Paternal psychological response after ultrasonographic detection of structural fetal anomalies with a comparison to maternal response: a cohort study
- Equal contributors
1 Department of Health, Nutrition and Management, Oslo and Akershus University College of Applied Sciences, P.O.Box 4, St. Olavs Plass, NO-0130 Oslo, Norway
2 National Resource Centre for Women’s Health, Oslo University Hospital, Oslo, Norway
3 Department of Obstetrics, Oslo University Hospital, Oslo, Norway
4 Department of Neuropsychiatry and Psychosomatic Medicine, Oslo University Hospital, Oslo, Norway
5 University of Oslo, Oslo, Norway
6 Nofima Mat, Ås, Norway and University of Copenhagen, Copenhagen, Denmark
7 Department of Gastrointestinal- and Pediatric Surgery, Oslo University Hospital, Oslo, Norway
BMC Pregnancy and Childbirth 2013, 13:147 doi:10.1186/1471-2393-13-147Published: 12 July 2013
In Norway almost all pregnant women attend one routine ultrasound examination.

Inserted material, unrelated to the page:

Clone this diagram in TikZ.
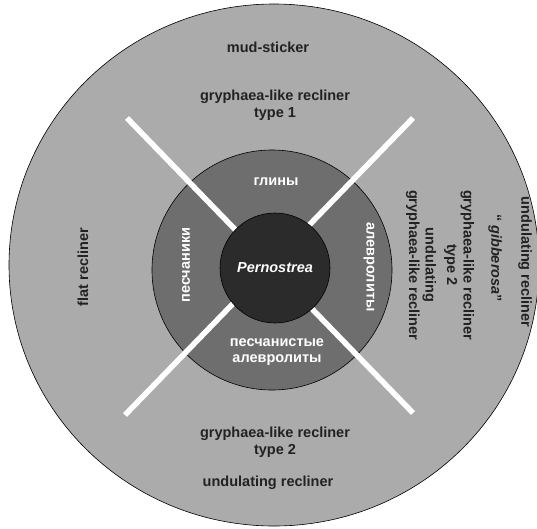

Detection of fetal structural anomalies triggers psychological stress responses in the women affected. Despite the frequent use of ultrasound examination in pregnancy, little attention has been devoted to the psychological response of the expectant father following the detection of fetal anomalies. This is important for later fatherhood and the psychological interaction within the couple. We aimed to describe paternal psychological responses shortly after detection of structural fetal anomalies by ultrasonography, and to compare paternal and maternal responses within the same couple.
A prospective observational study was performed at a tertiary referral centre for fetal medicine. Pregnant women with a structural fetal anomaly detected by ultrasound and their partners (study group,n=155) and 100 with normal ultrasound findings (comparison group) were included shortly after sonographic examination (inclusion period: May 2006-February 2009). Gestational age was >12 weeks. We used psychometric questionnaires to assess self-reported social dysfunction, health perception, and psychological distress (intrusion, avoidance, arousal, anxiety, and depression): Impact of Event Scale. General Health Questionnaire and Edinburgh Postnatal Depression Scale. Fetal anomalies were classified according to severity and diagnostic or prognostic ambiguity at the time of assessment.
Median (range) gestational age at inclusion in the study and comparison group was 19 (12–38) and 19 (13–22) weeks, respectively. Men and women in the study group had significantly higher levels of psychological distress than men and women in the comparison group on all psychometric endpoints. The lowest level of distress in the study group was associated with the least severe anomalies with no diagnostic or prognostic ambiguity (p < 0.033). Men had lower scores than women on all psychometric outcome variables. The correlation in distress scores between men and women was high in the fetal anomaly group (p < 0.001), but non-significant in the comparison group.
Severity of the anomaly including ambiguity significantly influenced paternal response. Men reported lower scores on all psychometric outcomes than women.
This knowledge may facilitate support for both expectant parents to reduce strain within the family after detection of a fetal anomaly.